Peer Muchalla is a town in Municipal Council Zirakpur in district Mohali in state of Punjab in India. It adjoins Sector 20 of Panchkula. Proximity to Chandigarh, Mohali, Panchkula and Airport is attracting property builders to this area. 
It is coming up as a posh area and developed suburb of Zirakpur and Panchkula with many multi-storey residential complexes. 

Main residential complexes are Friends Enclave, Metro Town, Motia Blue Ridge, Motia Huys, Euforia Homes, Imperial Garden, Bollywood Heights (1 and 2), Victoria Heights, Chinar Heights, Vrindavan Garden, Royale Empire, Royale Mansion, Panchkula Heights, Shree Shyam Residency, Imperial Residency, Platinum Tower, Millenium Garden, Royal Estate, Exotic Heights, Victoria Heights, Rehmat Homes amongst all. Many residential complexes are under construction. It has its own markets catering to the needs of the local residents' basic needs.

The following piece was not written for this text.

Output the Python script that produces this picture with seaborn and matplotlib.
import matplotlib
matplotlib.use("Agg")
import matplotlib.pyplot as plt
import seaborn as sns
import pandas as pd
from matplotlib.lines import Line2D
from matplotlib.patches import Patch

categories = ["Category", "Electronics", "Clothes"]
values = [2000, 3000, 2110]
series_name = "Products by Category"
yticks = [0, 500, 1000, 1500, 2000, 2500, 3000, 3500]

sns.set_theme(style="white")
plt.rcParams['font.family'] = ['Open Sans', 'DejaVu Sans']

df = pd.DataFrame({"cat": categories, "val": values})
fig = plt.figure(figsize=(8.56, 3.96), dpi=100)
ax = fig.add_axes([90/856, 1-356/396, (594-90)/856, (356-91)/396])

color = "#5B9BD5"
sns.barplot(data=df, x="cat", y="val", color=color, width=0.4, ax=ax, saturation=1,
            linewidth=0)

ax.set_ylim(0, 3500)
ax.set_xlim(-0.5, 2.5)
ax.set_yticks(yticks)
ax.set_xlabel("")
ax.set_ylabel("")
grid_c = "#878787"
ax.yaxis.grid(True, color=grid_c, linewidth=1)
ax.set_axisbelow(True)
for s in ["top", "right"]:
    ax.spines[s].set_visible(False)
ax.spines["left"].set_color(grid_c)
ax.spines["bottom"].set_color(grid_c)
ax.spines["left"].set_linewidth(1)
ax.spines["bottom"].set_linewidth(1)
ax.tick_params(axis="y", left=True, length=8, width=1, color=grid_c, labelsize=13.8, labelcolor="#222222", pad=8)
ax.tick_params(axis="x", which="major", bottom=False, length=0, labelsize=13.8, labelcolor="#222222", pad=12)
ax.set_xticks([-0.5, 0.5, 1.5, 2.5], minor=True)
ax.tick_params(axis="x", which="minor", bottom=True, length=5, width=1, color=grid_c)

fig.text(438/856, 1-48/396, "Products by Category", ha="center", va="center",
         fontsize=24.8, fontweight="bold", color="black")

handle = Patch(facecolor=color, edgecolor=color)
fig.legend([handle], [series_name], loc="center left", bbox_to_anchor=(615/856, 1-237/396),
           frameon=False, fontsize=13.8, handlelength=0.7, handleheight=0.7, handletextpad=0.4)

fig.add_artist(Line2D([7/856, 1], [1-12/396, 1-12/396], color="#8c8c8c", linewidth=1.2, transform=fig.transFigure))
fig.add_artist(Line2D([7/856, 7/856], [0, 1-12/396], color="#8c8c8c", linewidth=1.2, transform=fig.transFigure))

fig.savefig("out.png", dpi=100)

One building named Tricity Plaza is a mall and houses commercial establishments, many other malls including Trishla Little India, Panchkula Shopping Complex, Motia Pacific Centre are coming up and the area is rapidly developing. Over the last few years, the retail sector has been expanding rapidly and the growth has been very impressive. A commercial project named Promenade was also conceived to add and expand the market even further, and to meet the needs of all the residents. 

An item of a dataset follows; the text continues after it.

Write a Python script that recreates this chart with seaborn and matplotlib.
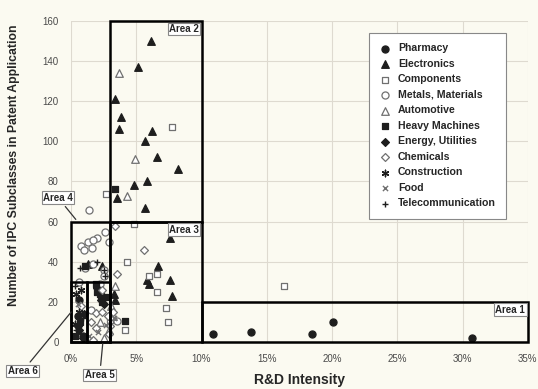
import matplotlib
matplotlib.use('Agg')
import matplotlib.pyplot as plt
import seaborn as sns
from matplotlib.patches import Rectangle


#################### Data ####################

# R&D intensity (%) and number of IPC subclasses per industry
pharmacy_x = [10.9, 13.8, 18.5, 20.1, 30.7, 0.5, 0.9, 0.6]
pharmacy_y = [4, 5, 4, 10, 2, 13, 3, 21]

electronics_x = [6.1, 5.1, 3.4, 3.8, 3.7, 6.2, 5.7, 6.6, 8.2, 5.8, 4.8, 3.5, 5.7,
                 7.6, 6.7, 5.8, 6.0, 7.6, 7.7, 3.4, 2.4, 1.3, 3.3]
electronics_y = [150, 137, 121, 112, 106, 105, 100, 92, 86, 80, 78, 72, 67,
                 52, 38, 31, 29, 31, 23, 21, 38, 39, 24]

components_x = [7.7, 2.7, 4.8, 4.3, 6.6, 6.0, 6.6, 7.3, 7.4, 4.1, 16.3, 3.0]
components_y = [107, 74, 59, 40, 34, 33, 25, 17, 10, 6, 28, 11]

metals_x = [1.4, 2.6, 2.0, 1.3, 1.7, 0.8, 1.0, 1.6, 2.9, 1.7, 1.1, 2.5, 2.5,
            3.5, 1.5, 0.6, 2.2]
metals_y = [66, 55, 52, 50, 51, 48, 46, 47, 50, 39, 37, 36, 33, 10.5, 16, 30, 29]

automotive_x = [3.7, 4.9, 4.3, 3.4, 2.5, 2.9, 3.1, 2.2, 3.2]
automotive_y = [134, 91, 73, 28, 2, 6, 18, 10, 13]

heavy_x = [3.4, 4.1, 1.9, 2.0, 2.2, 2.3, 2.4, 2.6, 1.1, 0.7, 0.3]
heavy_y = [76, 10.5, 29, 25, 24, 23, 20, 22.5, 38, 10, 3]

energy_x = [2.3, 2.0, 0.6, 0.9, 1.0, 0.5, 2.5]
energy_y = [21, 27, 6, 2, 14, 8, 19]

chemicals_x = [3.4, 5.6, 3.5, 1.9, 2.4, 2.8, 1.9, 1.7, 2.9, 3.0, 3.2, 0.8, 2.4, 1.5]
chemicals_y = [58, 46, 34, 14.5, 15, 13, 7, 1, 4, 8, 15, 18, 26, 10]

construction_x = [0.4, 0.8, 0.6, 0.3]
construction_y = [24, 26, 15, 9]

food_x = [2.7, 1.4, 2.1, 3.3, 0.5]
food_y = [8.6, 3, 5, 12, 19]

telecom_x = [2.5, 0.7, 2.0, 0.3, 0.5, 0.9, 0.4, 2.6]
telecom_y = [36, 37, 40, 28, 22, 12, 6, 33]

industries = ['Pharmacy', 'Electronics', 'Components', 'Metals, Materials',
              'Automotive', 'Heavy Machines', 'Energy, Utilities', 'Chemicals',
              'Construction', 'Food', 'Telecommunication']

x_ticks = [0, 5, 10, 15, 20, 25, 30, 35]
x_tick_labels = ['0%', '5%', '10%', '15%', '20%', '25%', '30%', '35%']
y_ticks = [0, 20, 40, 60, 80, 100, 120, 140, 160]

# areas as (x0, x1, y0, y1)
area_names = ['Area 1', 'Area 2', 'Area 3', 'Area 4', 'Area 5', 'Area 6']
area_bounds = [(10, 35, 0, 20), (3, 10, 60, 160), (3, 10, 0, 60),
               (0, 3, 0, 60), (1.2, 3, 0, 30), (0, 1.2, 0, 30)]


#################### Plot ####################

bg = '#fbfaf1'
sns.set_style('whitegrid', {'axes.facecolor': bg, 'grid.color': '#dedad0'})
plt.rcParams['font.family'] = ['Liberation Sans', 'DejaVu Sans']

fig = plt.figure(figsize=(5.38, 3.89), dpi=100, facecolor=bg)
ax = fig.add_axes([0.132, 0.121, 0.849, 0.825])

dark = '#1e1e1e'
gray = '#707070'
# (x, y, marker, size, face, edge)
series = [
    (pharmacy_x, pharmacy_y, 'o', 26, dark, dark),
    (electronics_x, electronics_y, '^', 30, dark, dark),
    (components_x, components_y, 's', 24, 'white', gray),
    (metals_x, metals_y, 'o', 26, 'white', gray),
    (automotive_x, automotive_y, '^', 30, 'white', gray),
    (heavy_x, heavy_y, 's', 16, dark, dark),
    (energy_x, energy_y, 'D', 16, dark, dark),
    (chemicals_x, chemicals_y, 'D', 16, 'white', gray),
    (construction_x, construction_y, (6, 2, 0), 22, dark, dark),
    (food_x, food_y, 'x', 14, gray, gray),
    (telecom_x, telecom_y, '+', 14, dark, dark),
]

for name, (xs, ys, m, s, fc, ec) in zip(industries, series):
    if m in ('x', '+') or isinstance(m, tuple):
        sns.scatterplot(x=xs, y=ys, marker=m, s=s, color=fc, linewidth=1,
                        label=name, ax=ax, zorder=3)
    else:
        sns.scatterplot(x=xs, y=ys, marker=m, s=s, color=fc, edgecolor=ec,
                        linewidth=0.9, label=name, ax=ax, zorder=3)

# area rectangles
for (x0, x1, y0, y1) in area_bounds:
    ax.add_patch(Rectangle((x0, y0), x1 - x0, y1 - y0, fill=False,
                           edgecolor='black', linewidth=1.8, zorder=4,
                           clip_on=False))

box = dict(boxstyle='square,pad=0.15', facecolor='white', edgecolor='#888888',
           linewidth=0.8)
lab_kw = dict(fontsize=7, fontweight='bold', bbox=box, zorder=5)
# labels inside their areas (top right corner)
for name, (x0, x1, y0, y1) in zip(area_names[:3], area_bounds[:3]):
    ax.text(x1 - 0.2, y1 - 1.5, name, ha='right', va='top', **lab_kw)

# labels outside the plot with leader lines
line_kw = dict(arrowstyle='-', color='#333333', linewidth=0.9)
ax.annotate('Area 4', xy=(0.5, 60), xytext=(-1.0, 72), ha='center',
            va='center', annotation_clip=False, arrowprops=line_kw, **lab_kw)
ax.annotate('Area 5', xy=(2.45, 0.5), xytext=(2.2, -16.5), ha='center',
            va='center', annotation_clip=False, arrowprops=line_kw, **lab_kw)
ax.annotate('Area 6', xy=(0.15, 16), xytext=(-3.7, -14.5), ha='center',
            va='center', annotation_clip=False, arrowprops=line_kw, **lab_kw)

ax.set_xlim(0, 35)
ax.set_ylim(0, 160)
ax.set_xticks(x_ticks)
ax.set_xticklabels(x_tick_labels)
ax.set_yticks(y_ticks)
ax.tick_params(axis='both', labelsize=7, colors='#4a4a4a', length=2, pad=7)
for sp in ax.spines.values():
    sp.set_visible(False)

ax.set_xlabel('R&D Intensity', fontsize=10, fontweight='bold', labelpad=6)
ax.set_ylabel('Number of IPC Subclasses in Patent Application', fontsize=8.8,
              fontweight='bold')
ax.yaxis.set_label_coords(-0.112, 0.55)

leg = ax.legend(loc='upper left', bbox_to_anchor=(0.652, 0.963), borderaxespad=0,
                prop={'size': 7.6, 'weight': 'bold'}, labelspacing=0.52,
                handletextpad=0.75, handlelength=1.0, borderpad=1.0,
                frameon=True, fancybox=False, facecolor='white',
                edgecolor='#888888', framealpha=1)
leg.get_frame().set_linewidth(0.8)
leg.set_zorder(6)

fig.savefig('out.png', dpi=100, facecolor=bg)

It being at just 500 meters distance from sector 20 Panchkula is very rapidly becoming a densely populated town. The rate of the property, as well as rent of flats, is relatively cheaper as compared to that in Sector 20 Panchkula and the quality of flats is much better than those in the nearby areas. Peer Muchalla and the Kishanpura area of Zirakpur are seeing rapid development being nearest to planned townships of HUDA and GMADA Aerocity respectively.